● Entries with chart source code

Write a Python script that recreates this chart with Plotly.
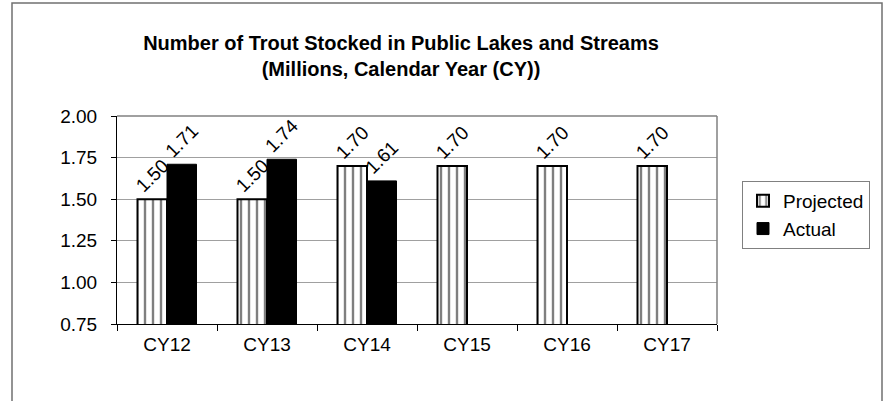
import plotly.graph_objects as go

categories = ["CY12", "CY13", "CY14", "CY15", "CY16", "CY17"]
projected = [1.50, 1.50, 1.70, 1.70, 1.70, 1.70]
actual = [1.71, 1.74, 1.61, None, None, None]
y_ticks = [0.75, 1.00, 1.25, 1.50, 1.75, 2.00]

FONT = "Liberation Sans, Arial, sans-serif"
FS = 19

fig = go.Figure()
fig.add_trace(go.Bar(
    name="Projected", x=categories, y=projected,
    text=[f"{v:.2f}" for v in projected], textposition="outside", textangle=-45,
    constraintext="none",
    textfont=dict(size=FS, color="black", family=FONT),
    marker=dict(color="white", line=dict(color="black", width=2),
                pattern=dict(shape="|", fgcolor="black", bgcolor="white", size=8, solidity=0.3)),
    cliponaxis=False, legendgroup="p",
))
fig.add_trace(go.Bar(
    name="Actual", x=categories, y=actual,
    text=[f"{v:.2f}" if v is not None else "" for v in actual], textposition="outside", textangle=-45,
    constraintext="none",
    textfont=dict(size=FS, color="black", family=FONT),
    marker=dict(color="black", line=dict(color="black", width=1)),
    cliponaxis=False, legendgroup="a",
))

fig.update_layout(
    width=884, height=401,
    margin=dict(l=117, r=167, t=116, b=77),
    paper_bgcolor="white", plot_bgcolor="white",
    font=dict(family=FONT, size=FS, color="black"),
    barmode="group", bargap=0.41, bargroupgap=0,
    title=dict(text="<b>Number of Trout Stocked in Public Lakes and Streams<br>(Millions, Calendar Year (CY))</b>",
               x=401/884, xanchor="center", y=1-50/401, yanchor="top",
               font=dict(size=20, family=FONT, color="black")),
    legend=dict(x=(742-117)/600, xanchor="left", y=(324-181)/208, yanchor="top",
                bordercolor="#808080", borderwidth=1, bgcolor="white",
                font=dict(size=FS, family=FONT), tracegroupgap=12,
                traceorder="normal", itemwidth=30),
    showlegend=True,
)
fig.update_xaxes(showline=True, linecolor="black", linewidth=1, ticks="outside",
                 tickson="boundaries", ticklen=6, tickcolor="black",
                 tickfont=dict(size=FS), ticklabelstandoff=3)
fig.update_yaxes(range=[0.75, 2.0], tickvals=y_ticks, tickformat=".2f",
                 showline=True, linecolor="black", linewidth=1, ticks="outside",
                 ticklen=5, tickcolor="black", showgrid=True, gridcolor="#a0a0a0",
                 gridwidth=1, tickfont=dict(size=FS), zeroline=False,
                 ticklabelstandoff=10)

# plot area frame (top and right, gray)
fig.add_shape(type="line", xref="paper", yref="paper", x0=0, x1=1, y0=1, y1=1,
              line=dict(color="#808080", width=1.5))
fig.add_shape(type="line", xref="paper", yref="paper", x0=1, x1=1, y0=0, y1=1,
              line=dict(color="#808080", width=1.5))
# outer chart border
fig.add_shape(type="rect", xref="paper", yref="paper",
              x0=(12-117)/600, x1=(882-117)/600, y0=(324-420)/208, y1=(324-3)/208,
              line=dict(color="#707070", width=1.5), layer="below")

fig.write_html("out.html", config={"displayModeBar": False},
               post_script="document.body.style.margin='0';")
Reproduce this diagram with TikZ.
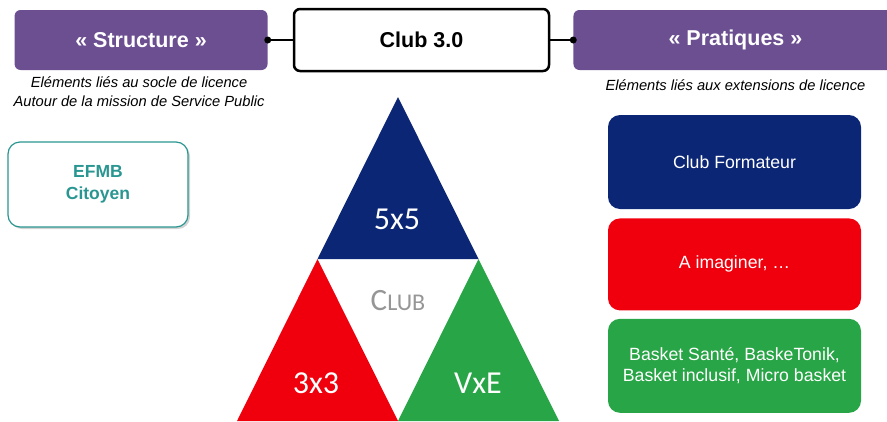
\documentclass[tikz,border=0pt]{standalone}
\usepackage{fontspec}
\setmainfont{Liberation Sans}
\newfontfamily\carlito{Carlito}
\usetikzlibrary{positioning,shadows}
\definecolor{clubpurple}{RGB}{108,79,145}
\definecolor{clubblue}{RGB}{11,38,117}
\definecolor{clubred}{RGB}{240,0,12}
\definecolor{clubgreen}{RGB}{40,165,70}
\definecolor{clubteal}{RGB}{42,150,145}
\definecolor{clubgray}{RGB}{150,150,150}
\tikzset{
  headbox/.style={fill=clubpurple, text=white, rounded corners=6, minimum height=60,
    font=\bfseries\fontsize{21.5}{25}\selectfont},
  note/.style={font=\itshape\fontsize{14.7}{19}\selectfont, align=center, inner sep=0},
  pratbox/.style={rounded corners=12, text=white, minimum width=253, align=center,
    font=\fontsize{17.7}{21}\selectfont},
  trilabel/.style={text=white, font=\carlito\fontsize{32}{36}\selectfont},
}
\begin{document}
\begin{tikzpicture}[x=1pt,y=-1pt]
\def\r{3.5}
\def\lw{2}
\useasboundingbox (0,0) rectangle (887,421);

\node [draw, line width=2.5, rounded corners=6, minimum width=255, minimum height=62,
  font=\bfseries\fontsize{21.5}{25}\selectfont, name=club] at (421.5,40) {Club 3.0};
\node [headbox, minimum width=253, left=25pt of club, name=structure] {« Structure »};
\node [headbox, minimum width=324, right=23pt of club, name=pratiques] {« Pratiques »};
\draw [line width=\lw] (structure.east) -- (club.west);
\draw [line width=\lw] (club.east) -- (pratiques.west);
\fill (structure.east) circle (\r);
\fill (pratiques.west) circle (\r);

\node [note, below=6pt of structure, xshift=-2pt, name=socle]
  {Eléments liés au socle de licence\\Autour de la mission de Service Public};
\node [note, below=9pt of pratiques, name=extensions] {Eléments liés aux extensions de licence};

\node [draw=clubteal, line width=1.2, fill=white, rounded corners=12, minimum width=180,
  minimum height=85, align=center, text=clubteal, font=\bfseries\fontsize{17.5}{22}\selectfont,
  drop shadow={shadow xshift=2pt, shadow yshift=-2pt, opacity=.35}, name=efmb]
  at (98,184.5) {EFMB\\Citoyen};

% triangle
\coordinate (top) at (398,97);
\coordinate (ml) at (317.5,259);
\coordinate (mr) at (478.5,259);
\coordinate (bl) at (237,421);
\coordinate (bm) at (398,421);
\coordinate (br) at (559,421);
\fill [clubblue] (top) -- (ml) -- (mr) -- cycle;
\fill [clubred] (ml) -- (bl) -- (bm) -- cycle;
\fill [clubgreen] (mr) -- (bm) -- (br) -- cycle;
\node [trilabel, name=t5x5] at (397,219) {5x5};
\node [trilabel, name=t3x3] at (316,383) {3x3};
\node [trilabel, name=tvxe] at (478,383) {VxE};
\node [text=clubgray, font=\carlito, name=tclub] at (398,301)
  {\fontsize{31}{36}\selectfont C\fontsize{24}{36}\selectfont LUB};

\node [pratbox, fill=clubblue, minimum height=94, name=formateur] at (734.5,162) {Club Formateur};
\node [pratbox, fill=clubred, minimum height=92, below=9pt of formateur, name=imaginer] {A imaginer, \dots};
\node [pratbox, fill=clubgreen, minimum height=94, below=8pt of imaginer, name=basket]
  {Basket Santé, BaskeTonik,\\Basket inclusif, Micro basket};
\end{tikzpicture}
\end{document}
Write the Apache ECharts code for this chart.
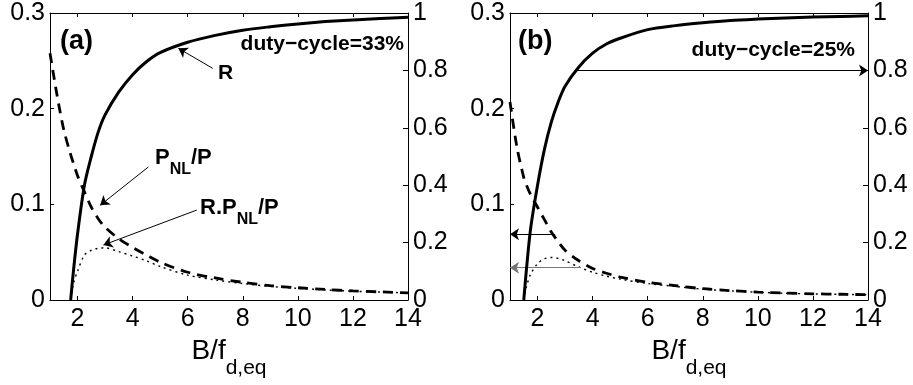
<!DOCTYPE html>
<html>
<head>
<meta charset="utf-8">
<script src="https://cdn.jsdelivr.net/npm/echarts@6/dist/echarts.min.js"></script>
<style>
  html, body { margin: 0; padding: 0; background: #fff; }
  #chart { width: 913px; height: 385px; }
</style>
</head>
<body>
<div id="chart"></div>
<script>
// panel (a): duty-cycle 33%
const xA = [1, 1.25, 1.5, 1.75, 1.85, 2, 2.25, 2.5, 2.75, 3, 3.5, 4, 4.5, 5, 6, 7, 8, 9, 10, 11, 12, 13, 14];
const rA = [null, null, null, 0, 0.1, 0.23, 0.4, 0.5, 0.585, 0.645, 0.725, 0.785, 0.83, 0.862, 0.898, 0.922, 0.94, 0.952, 0.962, 0.97, 0.976, 0.981, 0.985];
const pnlA = [0.258, 0.215, 0.178, 0.152, 0.143, 0.13, 0.113, 0.097, 0.085, 0.076, 0.064, 0.055, 0.047, 0.0395, 0.029, 0.023, 0.0185, 0.015, 0.0128, 0.011, 0.0095, 0.0085, 0.0075];
const rpnlA = [null, null, null, 0, 0.017, 0.03, 0.047, 0.052, 0.054, 0.0545, 0.0505, 0.046, 0.041, 0.035, 0.026, 0.021, 0.0172, 0.0142, 0.0122, 0.0106, 0.0092, 0.0083, 0.0074];

// panel (b): duty-cycle 25%
const xB = [1, 1.25, 1.5, 1.6, 1.75, 2, 2.25, 2.5, 2.75, 3, 3.5, 4, 4.5, 5, 6, 7, 8, 9, 10, 11, 12, 13, 14];
const rB = [null, null, 0, 0.11, 0.25, 0.4, 0.525, 0.62, 0.69, 0.745, 0.812, 0.86, 0.892, 0.912, 0.942, 0.956, 0.966, 0.974, 0.979, 0.983, 0.986, 0.988, 0.99];
const pnlB = [0.207, 0.16, 0.128, 0.12, 0.11, 0.097, 0.084, 0.071, 0.061, 0.052, 0.041, 0.033, 0.028, 0.024, 0.0185, 0.015, 0.0118, 0.0098, 0.0083, 0.0072, 0.0065, 0.006, 0.0055];
const rpnlB = [null, null, 0, 0.014, 0.027, 0.038, 0.043, 0.0445, 0.0435, 0.041, 0.0345, 0.029, 0.025, 0.0218, 0.0172, 0.0142, 0.0113, 0.0095, 0.0081, 0.007, 0.0064, 0.0059, 0.0054];

// tick labels
const xTicks = [2, 4, 6, 8, 10, 12, 14];
const yLeftTicks = [0, 0.1, 0.2, 0.3];
const yRightTicks = [0, 0.2, 0.4, 0.6, 0.8, 1];

// annotation arrows [start, end] in data coords
const arrowA_R = [[6.91, 0.807], [5.66, 0.877]];
const arrowA_P = [[4.57, 0.139], [2.82, 0.099]];
const arrowA_RP = [[6.33, 0.094], [2.94, 0.0575]];
const arrowB_R = [[3.42, 0.8], [14, 0.8]];
const arrowB_P = [[2.64, 0.0686], [1, 0.0686]];
const arrowB_RP = [[3.55, 0.0338], [1, 0.0338]];

const FONT = '"Liberation Sans", Arial, Helvetica, sans-serif';

function pairs(xs, ys) {
    return xs.map((x, i) => [x, ys[i]]).filter(p => p[1] != null);
}

function arrows(list) {
    return {
        silent: true,
        animation: false,
        symbol: ['none', 'arrow'],
        symbolSize: 9,
        label: { show: false },
        lineStyle: { type: 'solid', width: 1, color: '#000' },
        emphasis: { disabled: true },
        data: list.map(a => {
            return [{ coord: a[0], lineStyle: { color: a[2] || '#000' } }, { coord: a[1] }];
        })
    };
}

function xAxes(g) {
    const base = {
        gridIndex: g,
        type: 'value',
        min: 1,
        max: 14,
        axisLine: { show: true, onZero: false, lineStyle: { color: '#000', width: 1 } },
        axisTick: { show: true, inside: true, length: 4, customValues: xTicks, lineStyle: { color: '#000' } },
        splitLine: { show: false }
    };
    return [
        Object.assign({}, base, {
            position: 'bottom',
            axisLabel: { customValues: xTicks, fontSize: 25, color: '#000', margin: 7, fontFamily: FONT },
            name: '{m|B/f}{s|d,eq}',
            nameLocation: 'middle',
            nameGap: 33,
            nameTextStyle: {
                rich: {
                    m: { fontSize: 28, fontFamily: FONT, color: '#000', lineHeight: 30, verticalAlign: 'top' },
                    s: { fontSize: 21, fontFamily: FONT, color: '#000', lineHeight: 22, verticalAlign: 'top', padding: [21, 0, 0, 0] }
                }
            }
        }),
        Object.assign({}, base, { position: 'top', axisLabel: { show: false } })
    ];
}

function yAxes(g) {
    return [
        {
            gridIndex: g, type: 'value', min: 0, max: 0.3, position: 'left',
            axisLine: { show: true, lineStyle: { color: '#000', width: 1 } },
            axisTick: { show: true, inside: true, length: 4, customValues: yLeftTicks, lineStyle: { color: '#000' } },
            axisLabel: { customValues: yLeftTicks, fontSize: 25, color: '#000', margin: 5, fontFamily: FONT },
            splitLine: { show: false }
        },
        {
            gridIndex: g, type: 'value', min: 0, max: 1, position: 'right',
            axisLine: { show: true, lineStyle: { color: '#000', width: 1 } },
            axisTick: { show: true, inside: true, length: 5, customValues: yRightTicks, lineStyle: { color: '#000' } },
            axisLabel: { customValues: yRightTicks, fontSize: 25, color: '#000', margin: 5, fontFamily: FONT },
            splitLine: { show: false }
        }
    ];
}

function panelSeries(g, xs, r, pnl, rpnl, mR, mP) {
    const xi = g * 2;
    const yi = g * 2;
    const common = { type: 'line', showSymbol: false, smooth: 0.3, silent: true, xAxisIndex: xi };
    return [
        Object.assign({}, common, {
            name: 'PNL/P', yAxisIndex: yi, data: pairs(xs, pnl),
            lineStyle: { color: '#000', width: 2.8, type: [10, 7] },
            markLine: arrows(mP)
        }),
        Object.assign({}, common, {
            name: 'R.PNL/P', yAxisIndex: yi, data: pairs(xs, rpnl),
            lineStyle: { color: '#000', width: 1.4, type: [2, 4] }
        }),
        Object.assign({}, common, {
            name: 'R', yAxisIndex: yi + 1, data: pairs(xs, r), z: 5,
            lineStyle: { color: '#000', width: 3, type: 'solid' },
            markLine: arrows(mR)
        })
    ];
}

function label(text, x, y, size, align, rich) {
    const style = {
        text: text, x: 0, y: 0,
        font: 'bold ' + size + 'px ' + FONT,
        fill: '#000',
        align: align || 'left', textAlign: align || 'left',
        verticalAlign: 'top', textVerticalAlign: 'top'
    };
    if (rich) style.rich = rich;
    return { type: 'text', x: x, y: y, silent: true, style: style };
}

const subRich = {
    m: { fontSize: 22, fontWeight: 'bold', fontFamily: FONT, color: '#000', lineHeight: 24, verticalAlign: 'top' },
    s: { fontSize: 16, fontWeight: 'bold', fontFamily: FONT, color: '#000', lineHeight: 18, verticalAlign: 'top', padding: [15, 0, 0, 0] }
};

const chart = echarts.init(document.getElementById('chart'), null, { renderer: 'canvas' });

const option = {
    animation: false,
    backgroundColor: '#fff',
    grid: [
        { left: 50, right: 505, top: 13, bottom: 85 },
        { left: 510, right: 45, top: 13, bottom: 85 }
    ],
    xAxis: xAxes(0).concat(xAxes(1)),
    yAxis: yAxes(0).concat(yAxes(1)),
    series: panelSeries(0, xA, rA, pnlA, rpnlA, [arrowA_R], [arrowA_P, arrowA_RP])
        .concat(panelSeries(1, xB, rB, pnlB, rpnlB, [arrowB_R], [arrowB_P, arrowB_RP.concat(['#777'])])),
    graphic: [
        label('(a)', 60, 28, 27),
        label('duty\u2212cycle=33%', 404, 34, 21, 'right'),
        label('R', 218, 63, 21),
        label('{m|P}{s|NL}{m|/P}', 155, 147, 22, 'left', subRich),
        label('{m|R.P}{s|NL}{m|/P}', 200, 197, 22, 'left', subRich),
        label('(b)', 518, 28, 27),
        label('duty\u2212cycle=25%', 855, 40, 21, 'right')
    ]
};

chart.setOption(option);
</script>
</body>
</html>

● Problem description
Your job is to reproduce the lines from the one with "Write the Apache ECharts code for this chart." through the one with "const arrowB_RP = [[3.55, 0.0338], [1, 0.0338]];", both kept, exactly as they are. Leave out the pictures.

● Complete response
Write the Apache ECharts code for this chart.
<!DOCTYPE html>
<html>
<head>
<meta charset="utf-8">
<script src="https://cdn.jsdelivr.net/npm/echarts@6/dist/echarts.min.js"></script>
<style>
  html, body { margin: 0; padding: 0; background: #fff; }
  #chart { width: 913px; height: 385px; }
</style>
</head>
<body>
<div id="chart"></div>
<script>
// panel (a): duty-cycle 33%
const xA = [1, 1.25, 1.5, 1.75, 1.85, 2, 2.25, 2.5, 2.75, 3, 3.5, 4, 4.5, 5, 6, 7, 8, 9, 10, 11, 12, 13, 14];
const rA = [null, null, null, 0, 0.1, 0.23, 0.4, 0.5, 0.585, 0.645, 0.725, 0.785, 0.83, 0.862, 0.898, 0.922, 0.94, 0.952, 0.962, 0.97, 0.976, 0.981, 0.985];
const pnlA = [0.258, 0.215, 0.178, 0.152, 0.143, 0.13, 0.113, 0.097, 0.085, 0.076, 0.064, 0.055, 0.047, 0.0395, 0.029, 0.023, 0.0185, 0.015, 0.0128, 0.011, 0.0095, 0.0085, 0.0075];
const rpnlA = [null, null, null, 0, 0.017, 0.03, 0.047, 0.052, 0.054, 0.0545, 0.0505, 0.046, 0.041, 0.035, 0.026, 0.021, 0.0172, 0.0142, 0.0122, 0.0106, 0.0092, 0.0083, 0.0074];

// panel (b): duty-cycle 25%
const xB = [1, 1.25, 1.5, 1.6, 1.75, 2, 2.25, 2.5, 2.75, 3, 3.5, 4, 4.5, 5, 6, 7, 8, 9, 10, 11, 12, 13, 14];
const rB = [null, null, 0, 0.11, 0.25, 0.4, 0.525, 0.62, 0.69, 0.745, 0.812, 0.86, 0.892, 0.912, 0.942, 0.956, 0.966, 0.974, 0.979, 0.983, 0.986, 0.988, 0.99];
const pnlB = [0.207, 0.16, 0.128, 0.12, 0.11, 0.097, 0.084, 0.071, 0.061, 0.052, 0.041, 0.033, 0.028, 0.024, 0.0185, 0.015, 0.0118, 0.0098, 0.0083, 0.0072, 0.0065, 0.006, 0.0055];
const rpnlB = [null, null, 0, 0.014, 0.027, 0.038, 0.043, 0.0445, 0.0435, 0.041, 0.0345, 0.029, 0.025, 0.0218, 0.0172, 0.0142, 0.0113, 0.0095, 0.0081, 0.007, 0.0064, 0.0059, 0.0054];

// tick labels
const xTicks = [2, 4, 6, 8, 10, 12, 14];
const yLeftTicks = [0, 0.1, 0.2, 0.3];
const yRightTicks = [0, 0.2, 0.4, 0.6, 0.8, 1];

// annotation arrows [start, end] in data coords
const arrowA_R = [[6.91, 0.807], [5.66, 0.877]];
const arrowA_P = [[4.57, 0.139], [2.82, 0.099]];
const arrowA_RP = [[6.33, 0.094], [2.94, 0.0575]];
const arrowB_R = [[3.42, 0.8], [14, 0.8]];
const arrowB_P = [[2.64, 0.0686], [1, 0.0686]];
const arrowB_RP = [[3.55, 0.0338], [1, 0.0338]];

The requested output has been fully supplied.